— Exercise aim —
Repeat exactly, and only, the lines from the one that contains "What Chart.js code" to the one that contains "const v2024 = [2041];", both ends included. Omit every picture.

Source code of charts:
^^^^^^^^
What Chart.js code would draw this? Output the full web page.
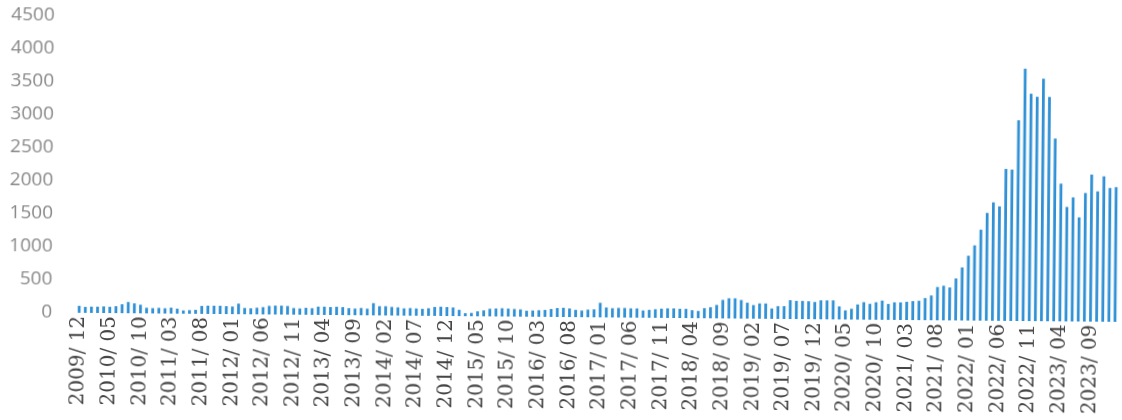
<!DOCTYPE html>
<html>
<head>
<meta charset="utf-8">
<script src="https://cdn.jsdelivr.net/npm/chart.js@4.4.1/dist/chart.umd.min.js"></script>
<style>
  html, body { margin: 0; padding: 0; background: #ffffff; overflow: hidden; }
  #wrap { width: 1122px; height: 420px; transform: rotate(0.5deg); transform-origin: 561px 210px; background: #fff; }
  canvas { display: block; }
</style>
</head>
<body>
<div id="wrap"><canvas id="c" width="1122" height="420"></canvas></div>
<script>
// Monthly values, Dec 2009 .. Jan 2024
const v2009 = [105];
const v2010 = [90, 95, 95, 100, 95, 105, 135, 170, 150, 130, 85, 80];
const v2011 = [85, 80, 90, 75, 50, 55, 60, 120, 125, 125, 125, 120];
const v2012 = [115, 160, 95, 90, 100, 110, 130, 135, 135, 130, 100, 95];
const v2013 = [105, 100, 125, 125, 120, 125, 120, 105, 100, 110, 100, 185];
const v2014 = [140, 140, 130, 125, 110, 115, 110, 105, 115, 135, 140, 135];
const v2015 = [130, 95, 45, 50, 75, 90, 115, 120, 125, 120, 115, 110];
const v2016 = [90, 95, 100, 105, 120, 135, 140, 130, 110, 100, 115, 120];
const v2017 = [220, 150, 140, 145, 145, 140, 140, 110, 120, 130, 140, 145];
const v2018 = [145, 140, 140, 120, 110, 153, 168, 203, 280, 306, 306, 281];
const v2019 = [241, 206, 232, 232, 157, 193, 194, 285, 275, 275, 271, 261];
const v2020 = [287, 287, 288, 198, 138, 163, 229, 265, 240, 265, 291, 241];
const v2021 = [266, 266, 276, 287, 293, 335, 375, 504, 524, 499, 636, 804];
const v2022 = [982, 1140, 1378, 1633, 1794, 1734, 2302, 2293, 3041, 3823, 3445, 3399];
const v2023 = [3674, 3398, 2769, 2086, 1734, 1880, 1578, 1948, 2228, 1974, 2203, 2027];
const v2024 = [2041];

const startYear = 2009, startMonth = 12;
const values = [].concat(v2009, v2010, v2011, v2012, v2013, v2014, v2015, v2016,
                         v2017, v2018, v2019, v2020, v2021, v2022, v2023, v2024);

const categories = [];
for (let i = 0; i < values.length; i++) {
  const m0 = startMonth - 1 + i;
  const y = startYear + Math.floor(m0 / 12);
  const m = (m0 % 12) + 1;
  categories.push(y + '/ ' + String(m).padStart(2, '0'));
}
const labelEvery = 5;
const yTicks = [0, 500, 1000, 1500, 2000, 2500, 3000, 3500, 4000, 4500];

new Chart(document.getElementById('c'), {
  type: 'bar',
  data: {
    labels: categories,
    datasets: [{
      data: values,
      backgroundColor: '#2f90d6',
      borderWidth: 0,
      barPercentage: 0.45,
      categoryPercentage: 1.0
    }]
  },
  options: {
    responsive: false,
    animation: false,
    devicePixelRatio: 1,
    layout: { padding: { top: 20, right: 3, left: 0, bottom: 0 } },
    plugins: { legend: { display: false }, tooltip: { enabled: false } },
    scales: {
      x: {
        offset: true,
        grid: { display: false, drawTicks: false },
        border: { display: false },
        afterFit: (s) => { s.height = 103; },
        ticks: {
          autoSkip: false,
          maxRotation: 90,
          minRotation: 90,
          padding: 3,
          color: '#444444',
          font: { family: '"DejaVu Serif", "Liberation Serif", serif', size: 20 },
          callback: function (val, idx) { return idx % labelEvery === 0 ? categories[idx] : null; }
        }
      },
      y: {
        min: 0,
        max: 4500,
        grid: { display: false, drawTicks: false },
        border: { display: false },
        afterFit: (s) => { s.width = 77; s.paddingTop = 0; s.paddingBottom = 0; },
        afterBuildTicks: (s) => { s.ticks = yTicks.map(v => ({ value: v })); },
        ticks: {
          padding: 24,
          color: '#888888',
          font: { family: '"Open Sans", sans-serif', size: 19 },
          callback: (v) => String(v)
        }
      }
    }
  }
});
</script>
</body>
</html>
^^^^^^^^
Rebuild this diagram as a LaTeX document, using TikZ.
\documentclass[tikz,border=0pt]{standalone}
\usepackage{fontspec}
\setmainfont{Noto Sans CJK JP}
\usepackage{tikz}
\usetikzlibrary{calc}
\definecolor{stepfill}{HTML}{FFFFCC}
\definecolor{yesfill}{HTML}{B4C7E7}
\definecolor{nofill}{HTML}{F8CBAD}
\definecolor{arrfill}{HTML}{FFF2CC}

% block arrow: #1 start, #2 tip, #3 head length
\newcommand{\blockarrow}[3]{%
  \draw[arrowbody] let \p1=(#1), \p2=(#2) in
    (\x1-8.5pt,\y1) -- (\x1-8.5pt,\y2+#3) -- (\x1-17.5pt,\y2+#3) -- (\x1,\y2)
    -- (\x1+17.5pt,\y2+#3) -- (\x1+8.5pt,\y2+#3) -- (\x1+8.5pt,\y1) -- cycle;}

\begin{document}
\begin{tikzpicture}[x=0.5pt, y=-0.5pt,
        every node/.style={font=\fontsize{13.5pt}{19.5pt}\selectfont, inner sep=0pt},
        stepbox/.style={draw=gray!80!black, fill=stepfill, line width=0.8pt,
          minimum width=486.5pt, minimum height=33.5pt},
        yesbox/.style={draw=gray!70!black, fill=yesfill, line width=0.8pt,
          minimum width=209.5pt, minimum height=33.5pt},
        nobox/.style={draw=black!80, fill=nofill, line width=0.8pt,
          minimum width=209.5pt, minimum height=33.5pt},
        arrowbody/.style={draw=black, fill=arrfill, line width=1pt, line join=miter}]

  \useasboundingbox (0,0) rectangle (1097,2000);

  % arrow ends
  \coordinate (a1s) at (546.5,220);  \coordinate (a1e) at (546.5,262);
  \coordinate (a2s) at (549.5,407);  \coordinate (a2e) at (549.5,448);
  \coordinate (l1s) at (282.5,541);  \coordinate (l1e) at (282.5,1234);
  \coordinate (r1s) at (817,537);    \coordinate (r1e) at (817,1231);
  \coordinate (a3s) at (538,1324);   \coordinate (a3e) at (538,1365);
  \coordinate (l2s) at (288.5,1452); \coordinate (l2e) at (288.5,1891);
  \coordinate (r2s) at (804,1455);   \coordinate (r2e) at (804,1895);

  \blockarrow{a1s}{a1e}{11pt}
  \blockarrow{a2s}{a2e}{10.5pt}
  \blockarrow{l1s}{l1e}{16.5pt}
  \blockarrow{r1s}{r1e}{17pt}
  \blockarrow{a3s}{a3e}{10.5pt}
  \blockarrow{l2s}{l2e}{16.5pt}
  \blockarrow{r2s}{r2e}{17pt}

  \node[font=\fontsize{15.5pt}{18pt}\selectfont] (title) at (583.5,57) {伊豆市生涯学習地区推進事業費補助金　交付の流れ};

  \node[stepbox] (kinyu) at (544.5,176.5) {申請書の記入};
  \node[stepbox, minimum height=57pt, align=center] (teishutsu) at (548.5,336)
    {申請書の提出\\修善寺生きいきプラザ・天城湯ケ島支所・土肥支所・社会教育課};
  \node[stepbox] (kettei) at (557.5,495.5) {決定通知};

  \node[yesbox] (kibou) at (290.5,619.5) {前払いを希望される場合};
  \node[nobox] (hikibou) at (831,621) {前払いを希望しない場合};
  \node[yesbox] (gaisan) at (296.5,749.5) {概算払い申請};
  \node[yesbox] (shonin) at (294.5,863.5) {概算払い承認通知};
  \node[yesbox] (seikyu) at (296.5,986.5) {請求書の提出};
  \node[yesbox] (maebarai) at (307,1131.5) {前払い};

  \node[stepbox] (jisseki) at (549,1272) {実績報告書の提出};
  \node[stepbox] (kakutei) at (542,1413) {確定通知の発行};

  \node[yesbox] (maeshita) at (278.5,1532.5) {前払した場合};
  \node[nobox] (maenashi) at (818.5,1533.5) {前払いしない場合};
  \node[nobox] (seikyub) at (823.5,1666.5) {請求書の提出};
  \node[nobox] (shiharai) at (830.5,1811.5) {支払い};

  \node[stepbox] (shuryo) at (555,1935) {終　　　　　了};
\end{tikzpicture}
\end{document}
^^^^^^^^
— Answer in full —
What Chart.js code would draw this? Output the full web page.
<!DOCTYPE html>
<html>
<head>
<meta charset="utf-8">
<script src="https://cdn.jsdelivr.net/npm/chart.js@4.4.1/dist/chart.umd.min.js"></script>
<style>
  html, body { margin: 0; padding: 0; background: #ffffff; overflow: hidden; }
  #wrap { width: 1122px; height: 420px; transform: rotate(0.5deg); transform-origin: 561px 210px; background: #fff; }
  canvas { display: block; }
</style>
</head>
<body>
<div id="wrap"><canvas id="c" width="1122" height="420"></canvas></div>
<script>
// Monthly values, Dec 2009 .. Jan 2024
const v2009 = [105];
const v2010 = [90, 95, 95, 100, 95, 105, 135, 170, 150, 130, 85, 80];
const v2011 = [85, 80, 90, 75, 50, 55, 60, 120, 125, 125, 125, 120];
const v2012 = [115, 160, 95, 90, 100, 110, 130, 135, 135, 130, 100, 95];
const v2013 = [105, 100, 125, 125, 120, 125, 120, 105, 100, 110, 100, 185];
const v2014 = [140, 140, 130, 125, 110, 115, 110, 105, 115, 135, 140, 135];
const v2015 = [130, 95, 45, 50, 75, 90, 115, 120, 125, 120, 115, 110];
const v2016 = [90, 95, 100, 105, 120, 135, 140, 130, 110, 100, 115, 120];
const v2017 = [220, 150, 140, 145, 145, 140, 140, 110, 120, 130, 140, 145];
const v2018 = [145, 140, 140, 120, 110, 153, 168, 203, 280, 306, 306, 281];
const v2019 = [241, 206, 232, 232, 157, 193, 194, 285, 275, 275, 271, 261];
const v2020 = [287, 287, 288, 198, 138, 163, 229, 265, 240, 265, 291, 241];
const v2021 = [266, 266, 276, 287, 293, 335, 375, 504, 524, 499, 636, 804];
const v2022 = [982, 1140, 1378, 1633, 1794, 1734, 2302, 2293, 3041, 3823, 3445, 3399];
const v2023 = [3674, 3398, 2769, 2086, 1734, 1880, 1578, 1948, 2228, 1974, 2203, 2027];
const v2024 = [2041];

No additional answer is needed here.